## Dataset content
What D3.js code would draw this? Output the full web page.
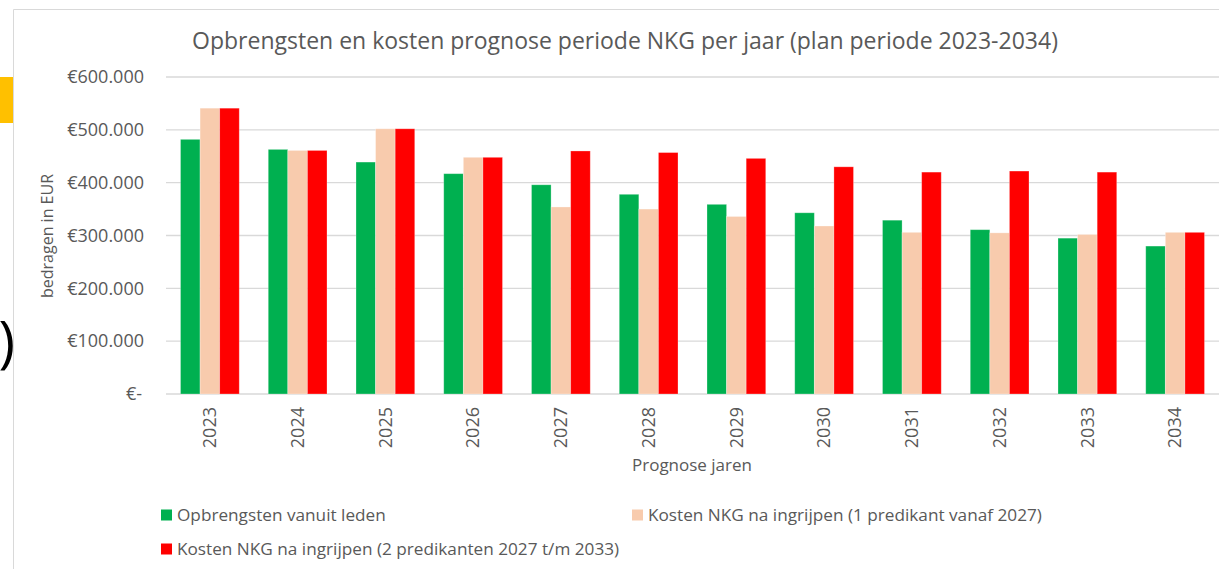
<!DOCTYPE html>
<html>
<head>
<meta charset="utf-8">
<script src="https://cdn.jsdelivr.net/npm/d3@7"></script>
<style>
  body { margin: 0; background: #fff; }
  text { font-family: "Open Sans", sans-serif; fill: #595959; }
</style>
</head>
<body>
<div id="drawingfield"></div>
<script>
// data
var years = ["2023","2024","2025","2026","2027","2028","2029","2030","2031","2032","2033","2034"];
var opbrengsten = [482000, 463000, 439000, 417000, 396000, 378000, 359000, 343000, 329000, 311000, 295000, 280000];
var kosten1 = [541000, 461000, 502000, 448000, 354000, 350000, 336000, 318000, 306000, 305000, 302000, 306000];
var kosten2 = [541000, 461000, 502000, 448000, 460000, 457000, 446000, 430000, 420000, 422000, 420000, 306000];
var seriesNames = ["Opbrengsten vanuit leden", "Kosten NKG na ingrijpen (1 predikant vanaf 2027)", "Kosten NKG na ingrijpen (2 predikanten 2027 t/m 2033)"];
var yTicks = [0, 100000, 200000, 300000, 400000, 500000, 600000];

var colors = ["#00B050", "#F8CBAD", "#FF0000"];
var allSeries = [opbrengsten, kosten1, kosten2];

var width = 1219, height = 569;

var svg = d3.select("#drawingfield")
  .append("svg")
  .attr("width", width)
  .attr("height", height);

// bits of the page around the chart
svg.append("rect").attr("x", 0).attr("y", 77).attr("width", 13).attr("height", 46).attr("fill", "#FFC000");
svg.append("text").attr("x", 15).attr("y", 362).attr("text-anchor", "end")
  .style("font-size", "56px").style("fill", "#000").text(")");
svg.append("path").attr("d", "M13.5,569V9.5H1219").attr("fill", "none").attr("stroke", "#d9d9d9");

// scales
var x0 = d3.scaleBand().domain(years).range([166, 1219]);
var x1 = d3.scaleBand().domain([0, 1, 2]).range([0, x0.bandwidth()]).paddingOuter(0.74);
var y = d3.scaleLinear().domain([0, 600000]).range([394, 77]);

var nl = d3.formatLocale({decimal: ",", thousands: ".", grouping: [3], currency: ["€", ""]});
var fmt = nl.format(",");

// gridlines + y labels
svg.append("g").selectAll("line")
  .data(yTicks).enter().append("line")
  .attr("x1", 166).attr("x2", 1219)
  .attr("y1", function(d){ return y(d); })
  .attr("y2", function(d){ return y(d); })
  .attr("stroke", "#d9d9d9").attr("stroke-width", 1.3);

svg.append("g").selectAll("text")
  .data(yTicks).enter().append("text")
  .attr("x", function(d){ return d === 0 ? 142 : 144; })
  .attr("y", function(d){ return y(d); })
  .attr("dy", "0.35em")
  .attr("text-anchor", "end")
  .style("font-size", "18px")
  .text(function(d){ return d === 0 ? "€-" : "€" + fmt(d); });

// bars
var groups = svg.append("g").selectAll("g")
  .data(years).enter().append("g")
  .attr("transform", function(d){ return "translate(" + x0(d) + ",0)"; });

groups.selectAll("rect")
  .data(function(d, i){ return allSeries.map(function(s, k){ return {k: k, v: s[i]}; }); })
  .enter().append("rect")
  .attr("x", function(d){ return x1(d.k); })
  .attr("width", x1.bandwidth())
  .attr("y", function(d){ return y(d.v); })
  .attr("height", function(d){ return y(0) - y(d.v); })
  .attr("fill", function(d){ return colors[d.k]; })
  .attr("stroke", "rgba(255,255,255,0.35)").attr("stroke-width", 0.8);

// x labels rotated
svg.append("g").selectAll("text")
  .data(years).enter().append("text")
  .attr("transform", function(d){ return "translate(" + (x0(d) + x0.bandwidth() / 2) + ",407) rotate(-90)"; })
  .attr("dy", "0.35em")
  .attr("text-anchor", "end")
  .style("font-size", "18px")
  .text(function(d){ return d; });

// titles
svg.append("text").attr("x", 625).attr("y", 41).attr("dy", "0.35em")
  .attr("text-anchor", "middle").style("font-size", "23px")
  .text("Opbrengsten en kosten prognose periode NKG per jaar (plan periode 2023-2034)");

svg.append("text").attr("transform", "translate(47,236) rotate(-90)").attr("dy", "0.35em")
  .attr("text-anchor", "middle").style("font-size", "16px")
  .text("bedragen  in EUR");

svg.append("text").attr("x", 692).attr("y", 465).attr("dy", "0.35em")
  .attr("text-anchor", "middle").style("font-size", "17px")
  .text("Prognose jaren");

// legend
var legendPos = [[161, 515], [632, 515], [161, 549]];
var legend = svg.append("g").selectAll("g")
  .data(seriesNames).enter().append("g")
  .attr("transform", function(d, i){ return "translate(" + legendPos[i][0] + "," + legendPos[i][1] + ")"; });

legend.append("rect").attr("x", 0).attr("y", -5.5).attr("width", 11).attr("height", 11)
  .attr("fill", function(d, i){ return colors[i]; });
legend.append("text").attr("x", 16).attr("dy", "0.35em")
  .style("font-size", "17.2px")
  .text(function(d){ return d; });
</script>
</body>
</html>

## Your task
Write out every line of the data that holds the word "page".

## Written solution
What D3.js code would draw this? Output the full web page.
// bits of the page around the chart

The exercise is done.